On Sunday morning, Bowie received a comforting call from her family back home in Mississippi. They knew how anxious she was.
''I came out here extremely nervous,'' said Bowie, who is healthy after dealing with hip issues at nationals two months ago. ''It was almost to the point where I couldn't eat. I had to force something down anyway, because you can't come out here and run on an empty stomach.
''I feel really good for the first time this year.''
In the nick of time, too. Fraser-Pryce certainly showed why she's the favorite. She always is at big meets.
And be prepared to run somewhere in the 10.7-range, since that's typically around Fraser-Pryce's time when titles are on the line.
''In the back of everyone's mind, you know what you have to do,'' said Kelly-Ann Batiste of Trinidad and Tobago. ''But you can't think of the finish time, just the process. Everyone is thinking about executing their race strategy.''
Here are some things to know about Day 3 of the world championships:
Without Tirunesh Dibaba, Kenyan runner Vivian Cheruiyot is the favorite in the women's 10,000 meters. Dibaba, who has taken the year off to start a family, won the world title in 2013, two years after Cheruiyot. Shalane Flanagan of the United States, who won bronze at the 2008 Beijing Olympics, is also in the field.

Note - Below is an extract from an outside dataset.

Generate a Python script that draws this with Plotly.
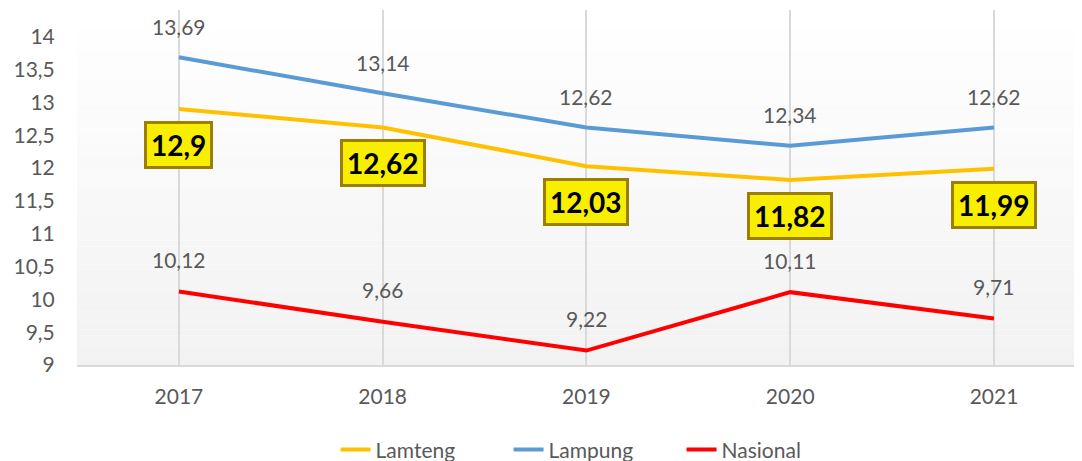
import plotly.graph_objects as go

years = ["2017", "2018", "2019", "2020", "2021"]
lamteng = [12.90, 12.62, 12.03, 11.82, 11.99]
lampung = [13.69, 13.14, 12.62, 12.34, 12.62]
nasional = [10.12, 9.66, 9.22, 10.11, 9.71]
y_ticks = [9, 9.5, 10, 10.5, 11, 11.5, 12, 12.5, 13, 13.5, 14]

def fmt(v):
    s = f"{v:.2f}".rstrip("0").rstrip(".")
    return s.replace(".", ",")

FONT = "Lato"
GREY = "#595959"
FS = 21

fig = go.Figure()
fig.add_trace(go.Scatter(x=years, y=lamteng, name="Lamteng", mode="lines",
                         line=dict(color="#FFC000", width=4)))
fig.add_trace(go.Scatter(x=years, y=lampung, name="Lampung", mode="lines",
                         line=dict(color="#5B9BD5", width=4)))
fig.add_trace(go.Scatter(x=years, y=nasional, name="Nasional", mode="lines",
                         line=dict(color="#FF0000", width=4)))

annotations = []
for i, v in enumerate(lampung):
    annotations.append(dict(x=i, y=v, xref="x", yref="y", text=fmt(v), showarrow=False, yshift=31,
                            font=dict(family=FONT, size=FS, color=GREY)))
for i, v in enumerate(nasional):
    annotations.append(dict(x=i, y=v, xref="x", yref="y", text=fmt(v), showarrow=False, yshift=32,
                            font=dict(family=FONT, size=FS, color=GREY)))
for i, v in enumerate(lamteng):
    annotations.append(dict(x=i, y=v, xref="x", yref="y", text="<b>" + fmt(v) + "</b>",
                            showarrow=False, yshift=-36, bgcolor="#F7EE00",
                            bordercolor="#9C7F00", borderwidth=3, borderpad=4,
                            font=dict(family=FONT, size=28, color="#000000")))

# vertical gradient background of the plot area (white top -> light grey bottom)
shapes = []
n = 60
for i in range(n):
    t = i / (n - 1)
    c = int(round(242 + (255 - 242) * t))
    shapes.append(dict(type="rect", xref="paper", yref="paper",
                       x0=0, x1=1, y0=i / n, y1=(i + 1) / n,
                       fillcolor=f"rgb({c},{c},{c})", line=dict(width=0),
                       layer="below"))

fig.update_layout(
    width=1074, height=453,
    margin=dict(l=69, r=1, t=2, b=96, autoexpand=False),
    paper_bgcolor="white", plot_bgcolor="rgba(0,0,0,0)",
    separators=", ",
    font=dict(family=FONT, size=FS, color=GREY),
    showlegend=True,
    legend=dict(orientation="h", x=0.516, xanchor="center", y=-0.239, yanchor="middle",
                entrywidth=128, font=dict(family=FONT, size=FS, color=GREY)),
    annotations=annotations,
    shapes=shapes,
    xaxis=dict(type="category", range=[-0.5, 4.427], showgrid=True, automargin=False,
               gridcolor="#D9D9D9", gridwidth=2, showline=True,
               linecolor="#D9D9D9", linewidth=2, ticks="outside", ticklen=12,
               tickcolor="rgba(0,0,0,0)",
               tickfont=dict(family=FONT, size=FS, color=GREY), fixedrange=True),
    yaxis=dict(range=[9, 14.41], tickvals=y_ticks,
               showgrid=False, zeroline=False, showline=False, automargin=False,
               ticks="outside", ticklen=17, tickcolor="rgba(0,0,0,0)",
               tickfont=dict(family=FONT, size=FS, color=GREY)),
)

fig.write_html("out.html")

Colombian triple jumper Caterine Ibarguen has reeled off 28 straight wins since 2012, according to the IAAF. Naturally, she's the favorite. Don't overlook Ekaterina Koneva of Russia. She won the world indoor title as Ibarguen skipped the event.
CLEAR THE BAR
How cool is this: Renaud Lavillenie of France has his own pole vaulting practice setup in his backyard. He's the world-indoor record holder and the 2012 London Olympic champion. However, Lavillenie has never won a world title, settling for silver in 2013 along with bronze medals in `09 and `11.
Ezekiel Kemboi of Kenya is the defending champion in the steeplechase. His teammate Jairus Birech may be the favorite, though, given that Birech has the world's fastest time this season.
LaShawn Merritt of the United States and Kirani James of Grenada both easily advanced in the first round of the 400 meters. They're on course to meet in the final Wednesday. Merritt won gold and James silver at the worlds in 2013. The order was reversed in `11. Merritt also captured gold at the 2008 Olympics in Beijing.